TASK DIRECTIONS: Leave out the pictures and reproduce all of the data exactly.

STORED DATA:
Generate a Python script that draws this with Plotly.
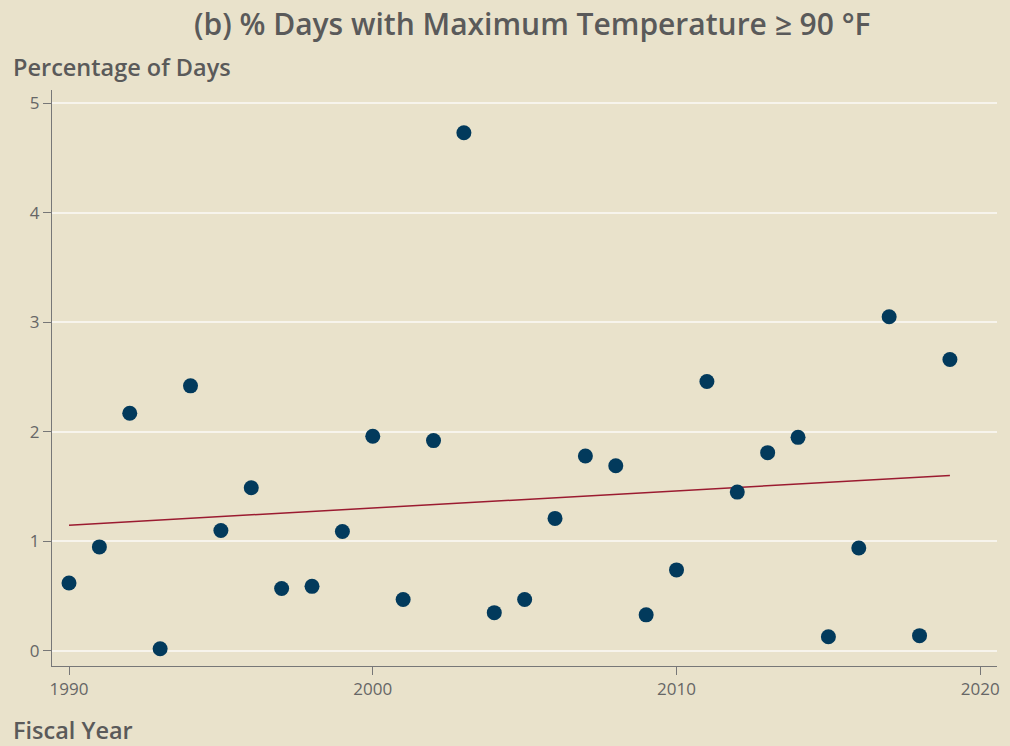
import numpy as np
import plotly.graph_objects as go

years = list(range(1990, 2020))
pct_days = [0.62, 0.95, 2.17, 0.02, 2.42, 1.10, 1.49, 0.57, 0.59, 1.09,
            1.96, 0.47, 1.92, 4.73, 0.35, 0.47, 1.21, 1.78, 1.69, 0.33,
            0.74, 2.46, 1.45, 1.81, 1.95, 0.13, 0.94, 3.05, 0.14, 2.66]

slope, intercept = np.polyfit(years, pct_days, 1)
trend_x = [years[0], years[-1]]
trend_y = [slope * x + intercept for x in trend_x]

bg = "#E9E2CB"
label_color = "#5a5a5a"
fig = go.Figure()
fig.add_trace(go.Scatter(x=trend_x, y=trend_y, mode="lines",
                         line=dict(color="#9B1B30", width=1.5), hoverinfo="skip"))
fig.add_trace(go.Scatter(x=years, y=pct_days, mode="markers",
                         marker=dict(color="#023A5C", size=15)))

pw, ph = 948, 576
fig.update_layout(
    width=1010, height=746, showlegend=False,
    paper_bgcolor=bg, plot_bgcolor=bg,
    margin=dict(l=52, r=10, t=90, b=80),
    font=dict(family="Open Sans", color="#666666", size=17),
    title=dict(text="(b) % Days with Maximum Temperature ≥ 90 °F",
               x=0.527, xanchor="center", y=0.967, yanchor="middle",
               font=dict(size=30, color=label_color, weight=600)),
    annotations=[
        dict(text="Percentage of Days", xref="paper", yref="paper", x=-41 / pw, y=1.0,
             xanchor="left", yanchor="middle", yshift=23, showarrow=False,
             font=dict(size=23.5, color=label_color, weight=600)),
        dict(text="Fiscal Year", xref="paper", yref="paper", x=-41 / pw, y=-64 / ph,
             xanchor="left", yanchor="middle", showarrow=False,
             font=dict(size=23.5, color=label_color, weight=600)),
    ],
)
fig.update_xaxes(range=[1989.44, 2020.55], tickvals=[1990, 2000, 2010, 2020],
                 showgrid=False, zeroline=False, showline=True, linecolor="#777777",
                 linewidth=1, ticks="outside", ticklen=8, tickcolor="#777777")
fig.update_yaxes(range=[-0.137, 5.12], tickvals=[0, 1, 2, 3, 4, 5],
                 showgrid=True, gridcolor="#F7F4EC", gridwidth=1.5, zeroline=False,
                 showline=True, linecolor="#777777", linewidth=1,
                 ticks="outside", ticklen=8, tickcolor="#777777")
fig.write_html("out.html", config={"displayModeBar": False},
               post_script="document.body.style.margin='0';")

IN RESPONSE:
Generate a Python script that draws this with Plotly.
import numpy as np
import plotly.graph_objects as go

years = list(range(1990, 2020))
pct_days = [0.62, 0.95, 2.17, 0.02, 2.42, 1.10, 1.49, 0.57, 0.59, 1.09,
            1.96, 0.47, 1.92, 4.73, 0.35, 0.47, 1.21, 1.78, 1.69, 0.33,
            0.74, 2.46, 1.45, 1.81, 1.95, 0.13, 0.94, 3.05, 0.14, 2.66]

slope, intercept = np.polyfit(years, pct_days, 1)
trend_x = [years[0], years[-1]]
trend_y = [slope * x + intercept for x in trend_x]

bg = "#E9E2CB"
label_color = "#5a5a5a"
fig = go.Figure()
fig.add_trace(go.Scatter(x=trend_x, y=trend_y, mode="lines",
                         line=dict(color="#9B1B30", width=1.5), hoverinfo="skip"))
fig.add_trace(go.Scatter(x=years, y=pct_days, mode="markers",
                         marker=dict(color="#023A5C", size=15)))

pw, ph = 948, 576
fig.update_layout(
    width=1010, height=746, showlegend=False,
    paper_bgcolor=bg, plot_bgcolor=bg,
    margin=dict(l=52, r=10, t=90, b=80),
    font=dict(family="Open Sans", color="#666666", size=17),
    title=dict(text="(b) % Days with Maximum Temperature ≥ 90 °F",
               x=0.527, xanchor="center", y=0.967, yanchor="middle",
               font=dict(size=30, color=label_color, weight=600)),
    annotations=[
        dict(text="Percentage of Days", xref="paper", yref="paper", x=-41 / pw, y=1.0,
             xanchor="left", yanchor="middle", yshift=23, showarrow=False,
             font=dict(size=23.5, color=label_color, weight=600)),
        dict(text="Fiscal Year", xref="paper", yref="paper", x=-41 / pw, y=-64 / ph,
             xanchor="left", yanchor="middle", showarrow=False,
             font=dict(size=23.5, color=label_color, weight=600)),
    ],
)
fig.update_xaxes(range=[1989.44, 2020.55], tickvals=[1990, 2000, 2010, 2020],
                 showgrid=False, zeroline=False, showline=True, linecolor="#777777",
                 linewidth=1, ticks="outside", ticklen=8, tickcolor="#777777")
fig.update_yaxes(range=[-0.137, 5.12], tickvals=[0, 1, 2, 3, 4, 5],
                 showgrid=True, gridcolor="#F7F4EC", gridwidth=1.5, zeroline=False,
                 showline=True, linecolor="#777777", linewidth=1,
                 ticks="outside", ticklen=8, tickcolor="#777777")
fig.write_html("out.html", config={"displayModeBar": False},
               post_script="document.body.style.margin='0';")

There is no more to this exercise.